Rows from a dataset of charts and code
··········

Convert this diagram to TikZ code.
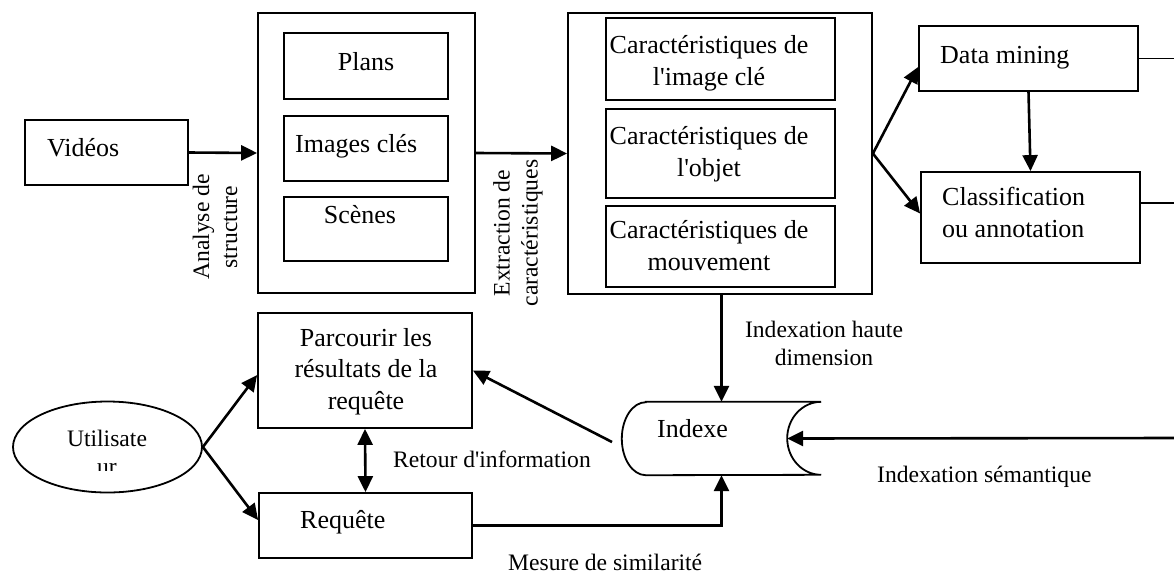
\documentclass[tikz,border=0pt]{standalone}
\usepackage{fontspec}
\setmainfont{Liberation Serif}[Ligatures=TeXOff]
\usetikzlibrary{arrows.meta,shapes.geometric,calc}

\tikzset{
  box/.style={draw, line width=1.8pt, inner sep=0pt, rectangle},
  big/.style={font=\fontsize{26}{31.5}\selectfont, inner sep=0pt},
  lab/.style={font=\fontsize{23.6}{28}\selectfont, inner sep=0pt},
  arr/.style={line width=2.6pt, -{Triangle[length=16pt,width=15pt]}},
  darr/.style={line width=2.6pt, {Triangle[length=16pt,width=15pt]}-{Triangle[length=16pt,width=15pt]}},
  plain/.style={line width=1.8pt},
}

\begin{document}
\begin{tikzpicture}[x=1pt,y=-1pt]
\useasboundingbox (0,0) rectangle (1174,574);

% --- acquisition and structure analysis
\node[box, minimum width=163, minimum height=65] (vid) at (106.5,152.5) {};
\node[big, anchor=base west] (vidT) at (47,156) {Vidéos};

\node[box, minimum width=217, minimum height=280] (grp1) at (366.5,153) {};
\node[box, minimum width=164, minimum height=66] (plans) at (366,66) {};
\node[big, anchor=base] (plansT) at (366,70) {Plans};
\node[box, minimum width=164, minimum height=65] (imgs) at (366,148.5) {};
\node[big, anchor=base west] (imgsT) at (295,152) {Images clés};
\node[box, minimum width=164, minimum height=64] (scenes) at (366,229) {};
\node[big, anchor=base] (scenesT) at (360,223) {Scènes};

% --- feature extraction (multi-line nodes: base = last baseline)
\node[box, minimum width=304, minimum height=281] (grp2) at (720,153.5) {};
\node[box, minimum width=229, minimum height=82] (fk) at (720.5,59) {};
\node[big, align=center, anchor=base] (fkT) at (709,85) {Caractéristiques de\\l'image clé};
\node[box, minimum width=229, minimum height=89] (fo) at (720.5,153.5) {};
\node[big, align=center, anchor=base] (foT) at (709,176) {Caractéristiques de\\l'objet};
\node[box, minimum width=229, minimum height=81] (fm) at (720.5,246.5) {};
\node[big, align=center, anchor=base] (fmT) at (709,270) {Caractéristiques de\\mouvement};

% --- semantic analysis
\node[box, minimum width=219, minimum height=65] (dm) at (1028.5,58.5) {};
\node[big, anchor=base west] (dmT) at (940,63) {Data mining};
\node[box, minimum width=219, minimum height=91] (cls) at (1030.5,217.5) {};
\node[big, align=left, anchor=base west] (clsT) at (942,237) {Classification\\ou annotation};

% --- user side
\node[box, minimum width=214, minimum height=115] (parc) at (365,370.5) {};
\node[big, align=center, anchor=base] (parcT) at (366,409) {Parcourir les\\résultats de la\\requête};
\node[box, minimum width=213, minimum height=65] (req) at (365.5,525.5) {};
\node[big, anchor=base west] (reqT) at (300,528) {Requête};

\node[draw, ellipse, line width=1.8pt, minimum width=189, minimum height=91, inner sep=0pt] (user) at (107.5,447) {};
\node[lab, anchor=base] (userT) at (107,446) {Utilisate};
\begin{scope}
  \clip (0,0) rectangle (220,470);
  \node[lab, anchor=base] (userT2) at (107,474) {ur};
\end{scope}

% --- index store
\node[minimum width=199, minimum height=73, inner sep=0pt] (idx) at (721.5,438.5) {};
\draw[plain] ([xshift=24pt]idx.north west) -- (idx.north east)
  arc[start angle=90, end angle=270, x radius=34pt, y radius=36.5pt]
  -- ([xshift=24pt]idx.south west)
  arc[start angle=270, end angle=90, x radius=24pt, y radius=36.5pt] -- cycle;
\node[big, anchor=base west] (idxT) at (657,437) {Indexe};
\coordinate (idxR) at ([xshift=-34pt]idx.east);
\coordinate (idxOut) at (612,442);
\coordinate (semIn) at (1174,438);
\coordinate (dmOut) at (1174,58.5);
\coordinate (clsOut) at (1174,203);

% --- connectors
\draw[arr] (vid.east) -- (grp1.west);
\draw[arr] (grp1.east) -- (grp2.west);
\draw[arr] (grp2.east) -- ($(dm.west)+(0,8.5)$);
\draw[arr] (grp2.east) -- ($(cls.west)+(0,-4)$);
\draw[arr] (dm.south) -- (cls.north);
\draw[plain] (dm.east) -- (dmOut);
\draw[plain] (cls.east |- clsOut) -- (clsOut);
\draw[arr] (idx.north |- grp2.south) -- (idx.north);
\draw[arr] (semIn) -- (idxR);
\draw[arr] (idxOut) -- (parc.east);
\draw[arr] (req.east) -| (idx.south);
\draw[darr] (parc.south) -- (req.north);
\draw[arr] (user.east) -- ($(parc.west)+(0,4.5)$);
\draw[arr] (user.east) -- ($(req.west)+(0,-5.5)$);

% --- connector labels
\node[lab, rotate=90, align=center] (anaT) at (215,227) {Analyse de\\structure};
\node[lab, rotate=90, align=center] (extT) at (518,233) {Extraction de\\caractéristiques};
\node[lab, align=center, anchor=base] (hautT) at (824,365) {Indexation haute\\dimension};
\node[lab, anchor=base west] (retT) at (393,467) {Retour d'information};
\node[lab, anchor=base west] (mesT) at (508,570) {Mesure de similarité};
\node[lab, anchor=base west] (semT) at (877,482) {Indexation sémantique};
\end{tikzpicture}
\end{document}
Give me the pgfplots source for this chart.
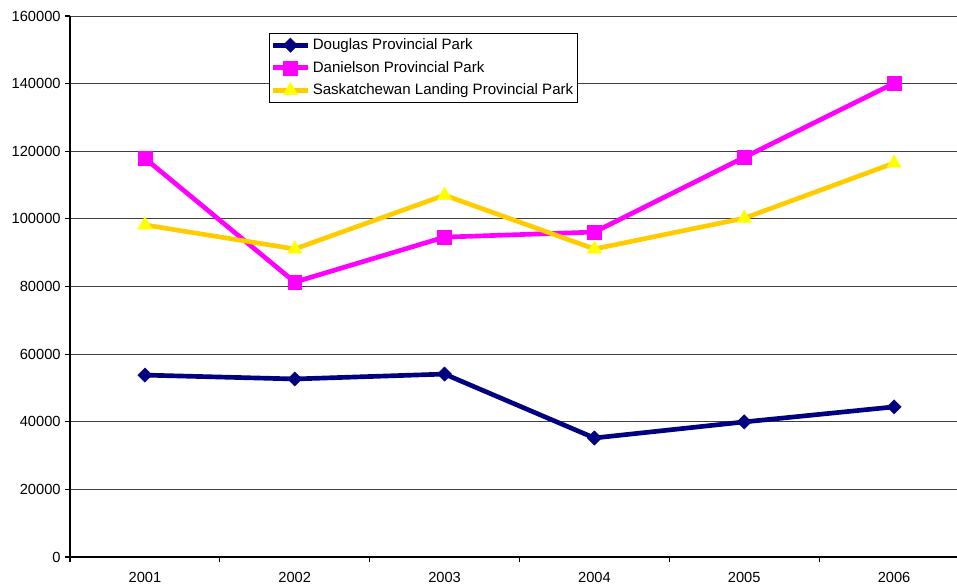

··········

# [The exercise]
Look through the entries above and report each line where the string "this" occurs.

# [The result]
Convert this diagram to TikZ code.
Give me the pgfplots source for this chart.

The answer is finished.